El cine y la vida, como siempre. O viceversa. ¿Qué cinéfilo no recordó, estos días, la interpretación masiva de La Marsellesa en otro partido de fútbol, mientras Sylvester Stallone aguardaba el lanzamiento de un penalti que podía dar la victoria a un equipo de militares nazis, contra otro formado por prisioneros aliados durante la Segunda Guerra Mundial? El suceso, basado en hechos reales, narrado por John Huston en Evasión o victoria (1981) como la emocionante interpretación del himno, más conocida, en el café de Rick en Casablanca (Michael Curtiz, 1942) son otros momentos estelares, en este caso del séptimo arte, que se han grabado con poderosa fuerza afectiva en la memoria del espectador. Ambos filmes, por motivos diferentes, todavía se encuentran presentes en la conciencia del público. Pero la memoria flaquea en ocasiones. De no ser así no andaríamos con el tema de su recuperación y tras el logro de su más claro propósito, la Justicia histórica.

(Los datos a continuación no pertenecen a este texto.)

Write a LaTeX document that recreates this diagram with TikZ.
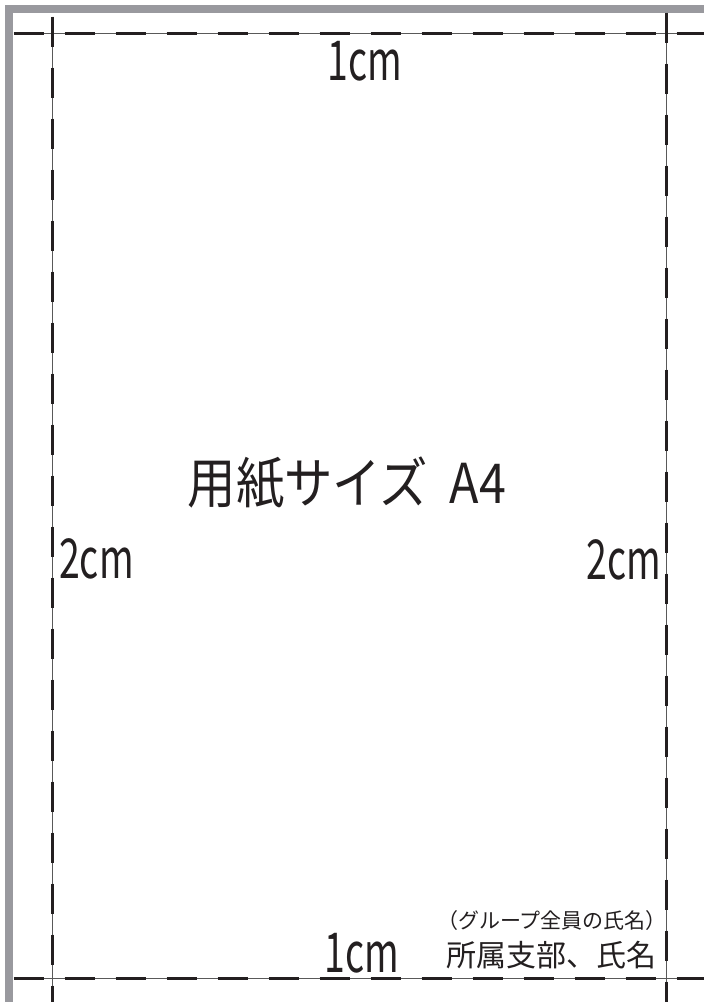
\documentclass[tikz,border=0pt]{standalone}
\usepackage{fontspec}
\setmainfont{Noto Sans CJK JP}
\definecolor{bordergray}{RGB}{153,153,158}
\definecolor{ink}{RGB}{35,31,32}
\begin{document}
\begin{tikzpicture}[x=1pt,y=-1pt,
  guide/.style={draw=gray!70!black,line width=0.8pt},
  dashes/.style={draw=ink,line width=3pt,dash pattern=on 30.5pt off 20.5pt},
  unit/.style={inner sep=0pt,text=ink,font=\fontsize{55}{60}\selectfont},
  label/.style={inner sep=0pt,text=ink}]
\useasboundingbox (0,0) rectangle (704,1002);
\fill[white] (0,0) rectangle (704,1002);
% page edge
\fill[bordergray] (5,5) rectangle (704,12.7);
\fill[bordergray] (5,5) rectangle (12.7,1002);
% guide coordinates
\coordinate (tl) at (13.5,33);
\coordinate (tr) at (704,33);
\coordinate (bl) at (13.5,978);
\coordinate (br) at (704,978);
\coordinate (lt) at (52,16.5);
\coordinate (lb) at (52,1002);
\coordinate (rt) at (666,12.7);
\coordinate (rb) at (666,1002);
% thin lines
\draw[guide] (tl) -- (tr);
\draw[guide] (bl) -- (br);
\draw[guide] (lt) -- (lb);
\draw[guide] (rt) -- (rb);
% dashes
\draw[dashes] (tl) -- (tr);
\draw[dashes] (bl) -- (br);
\draw[dashes] (lt) -- (lb);
\draw[dashes] (rt) -- (rb);
% labels
\node[unit,anchor=base] (top) at (365,80) {\scalebox{0.68}[1]{1cm}};
\node[unit,anchor=base] (bot) at (362,972) {\scalebox{0.68}[1]{1cm}};
\node[unit,anchor=base west] (left) at (59,578) {\scalebox{0.68}[1]{2cm}};
\node[unit,anchor=base east] (right) at (661,579) {\scalebox{0.68}[1]{2cm}};
\node[label,anchor=base,font=\fontsize{55}{60}\selectfont] (title) at (347,503)
  {\scalebox{0.88}[1]{用紙サイズ\hspace{0.45em}A4}};
\node[label,anchor=base,font=\fontsize{21}{24}\selectfont] (group) at (552,928) {（グループ全員の氏名）};
\node[label,anchor=base,font=\fontsize{30}{34}\selectfont] (name) at (551.5,966) {所属支部、氏名};
\end{tikzpicture}
\end{document}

En el cine ocurre lo mismo. El cine generacional de blockbusters, ideal para el entretenimiento de los jóvenes, suele borrar el recuerdo de los clásicos. Los clásicos están ayunos de justicia. Y entre estos se encuentra Jean Renoir (Paris, 1894-California, 1979), el cineasta que, a través de tres películas imprescindibles, grabó con más fuerza e intención la interpretación de este himno. En La gran ilusión (1937) lo hizo por primera vez en una escena imborrable ambientada en un campo de prisioneros aliados durante la Primera Guerra Mundial, controlado por los alemanes. En el marco de una fiesta que los prisioneros organizan para mantener alta la moral. Un soldado británico, disfrazado de mujer, canta una canción frívola hasta el momento en que escucha decir a los guardianes que Francia ha obtenido una victoria militar. Acto seguido, el soldado, se desprende de la peluca y entona La Marsellesa que no tarda en ser secundada por todos los prisioneros puestos en pie. En 1938, Renoir volvió sobre el asunto en la película coral La Marsellesa, un fresco didáctico, magistral, incluso con su aire panfletario, en el que la anécdota del viaje del batallón marsellés hacia París, portando el himno como una antorcha, sirve de pretexto para contar la Revolución Francesa y homenajear al Frente Popular que subvencionó parte del filme. Años después en 1943, Renoir volvió a utilizar los acordes de La Marsellesa en otra película cargada de fuerza emotiva contra la opresión nazi: Esta tierra es mía. La escena final es sobrecogedora. Charles Laughton, un tímido profesor francés, a punto de ser arrestado, lee a sus alumnos la Declaración de los Derechos del Hombre. Los alemanes irrumpen en el aula y se lo llevan. A continuación la maestra (Mauren O´Hara) sube a la tarima y sigue leyendo la Declaración, mientras sus palabras se funden con la música que en 1792 compuso un oficial francés que marchaba al frente del Rin. Las vueltas que ha dado La Marsellesa. Y que no pare.